Prompt:
Retype the opening lines of the listing below, ending with the line that contains "const yTicks = [0,1,2,3,4,5,6,7,8,9];", and leave out any pictures.

Supplied data:
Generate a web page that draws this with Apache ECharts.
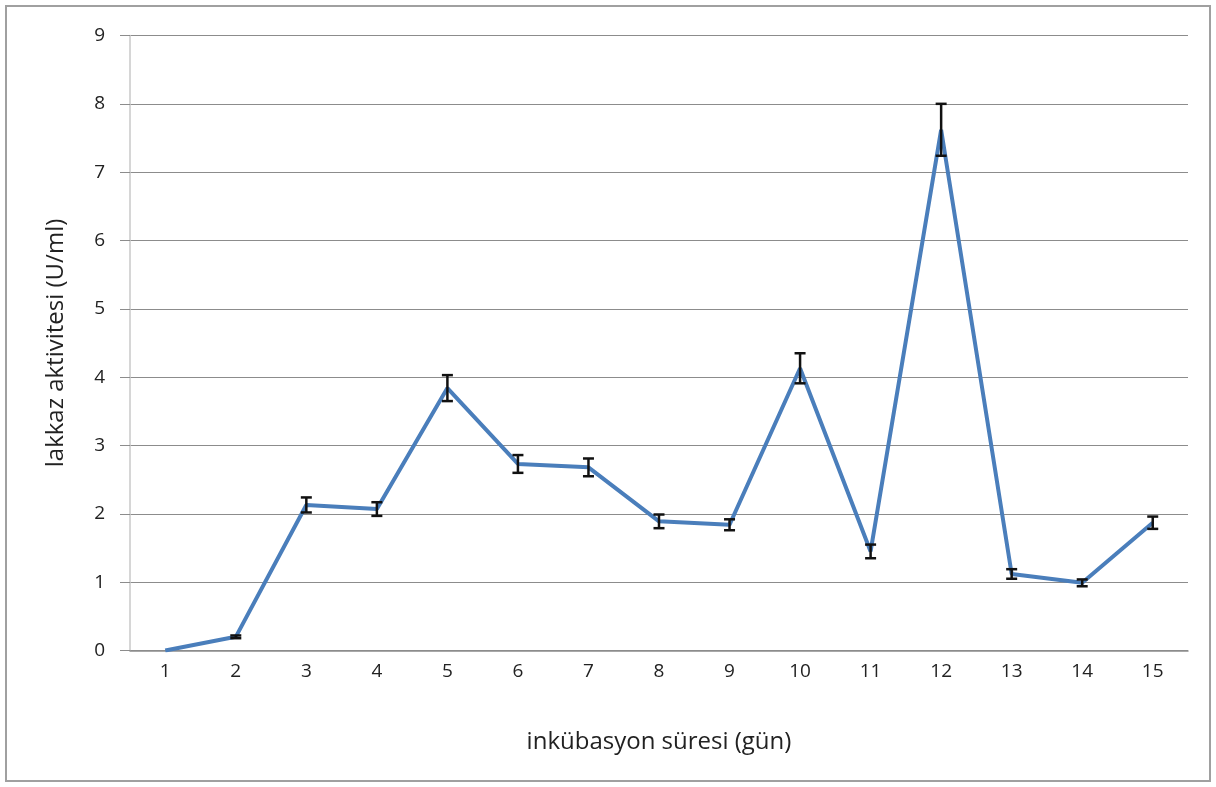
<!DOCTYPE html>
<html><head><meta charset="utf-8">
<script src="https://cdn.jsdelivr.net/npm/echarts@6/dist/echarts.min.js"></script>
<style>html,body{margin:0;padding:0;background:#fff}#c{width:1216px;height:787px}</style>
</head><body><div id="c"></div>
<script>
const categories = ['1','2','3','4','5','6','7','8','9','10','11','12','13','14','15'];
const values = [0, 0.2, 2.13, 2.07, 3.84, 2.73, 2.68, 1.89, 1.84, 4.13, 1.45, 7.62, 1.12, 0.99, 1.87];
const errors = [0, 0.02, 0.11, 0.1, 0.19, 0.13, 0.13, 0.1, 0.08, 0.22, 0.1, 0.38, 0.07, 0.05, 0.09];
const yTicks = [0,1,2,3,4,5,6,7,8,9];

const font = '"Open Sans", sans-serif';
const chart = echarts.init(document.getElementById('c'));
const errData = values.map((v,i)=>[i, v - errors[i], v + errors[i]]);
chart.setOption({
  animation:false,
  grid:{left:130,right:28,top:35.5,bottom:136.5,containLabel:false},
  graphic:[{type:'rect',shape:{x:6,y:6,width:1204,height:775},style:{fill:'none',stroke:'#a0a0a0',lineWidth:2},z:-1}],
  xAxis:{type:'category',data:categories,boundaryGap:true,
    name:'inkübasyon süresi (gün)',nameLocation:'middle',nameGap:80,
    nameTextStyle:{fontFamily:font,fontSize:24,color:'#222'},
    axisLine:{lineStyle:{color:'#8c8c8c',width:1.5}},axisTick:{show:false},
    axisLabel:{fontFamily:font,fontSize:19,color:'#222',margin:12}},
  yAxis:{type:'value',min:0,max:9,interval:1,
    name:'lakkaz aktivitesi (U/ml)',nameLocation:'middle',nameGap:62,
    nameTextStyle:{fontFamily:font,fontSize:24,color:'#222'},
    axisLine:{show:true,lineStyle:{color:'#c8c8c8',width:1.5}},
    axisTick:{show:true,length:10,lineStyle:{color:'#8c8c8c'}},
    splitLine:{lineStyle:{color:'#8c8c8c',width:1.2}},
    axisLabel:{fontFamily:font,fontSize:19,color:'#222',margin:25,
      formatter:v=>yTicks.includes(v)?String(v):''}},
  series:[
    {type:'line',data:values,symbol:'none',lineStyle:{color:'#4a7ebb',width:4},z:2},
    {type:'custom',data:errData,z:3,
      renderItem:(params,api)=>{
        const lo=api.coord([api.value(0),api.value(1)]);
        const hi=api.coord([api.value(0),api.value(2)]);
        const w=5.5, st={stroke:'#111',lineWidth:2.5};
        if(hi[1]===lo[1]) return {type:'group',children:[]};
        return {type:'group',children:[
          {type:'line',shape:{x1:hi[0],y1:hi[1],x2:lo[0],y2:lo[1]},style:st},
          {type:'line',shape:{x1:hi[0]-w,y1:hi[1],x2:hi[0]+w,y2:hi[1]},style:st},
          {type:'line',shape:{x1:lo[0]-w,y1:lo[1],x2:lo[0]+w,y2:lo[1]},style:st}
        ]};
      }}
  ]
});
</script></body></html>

Output below:
Generate a web page that draws this with Apache ECharts.
<!DOCTYPE html>
<html><head><meta charset="utf-8">
<script src="https://cdn.jsdelivr.net/npm/echarts@6/dist/echarts.min.js"></script>
<style>html,body{margin:0;padding:0;background:#fff}#c{width:1216px;height:787px}</style>
</head><body><div id="c"></div>
<script>
const categories = ['1','2','3','4','5','6','7','8','9','10','11','12','13','14','15'];
const values = [0, 0.2, 2.13, 2.07, 3.84, 2.73, 2.68, 1.89, 1.84, 4.13, 1.45, 7.62, 1.12, 0.99, 1.87];
const errors = [0, 0.02, 0.11, 0.1, 0.19, 0.13, 0.13, 0.1, 0.08, 0.22, 0.1, 0.38, 0.07, 0.05, 0.09];
const yTicks = [0,1,2,3,4,5,6,7,8,9];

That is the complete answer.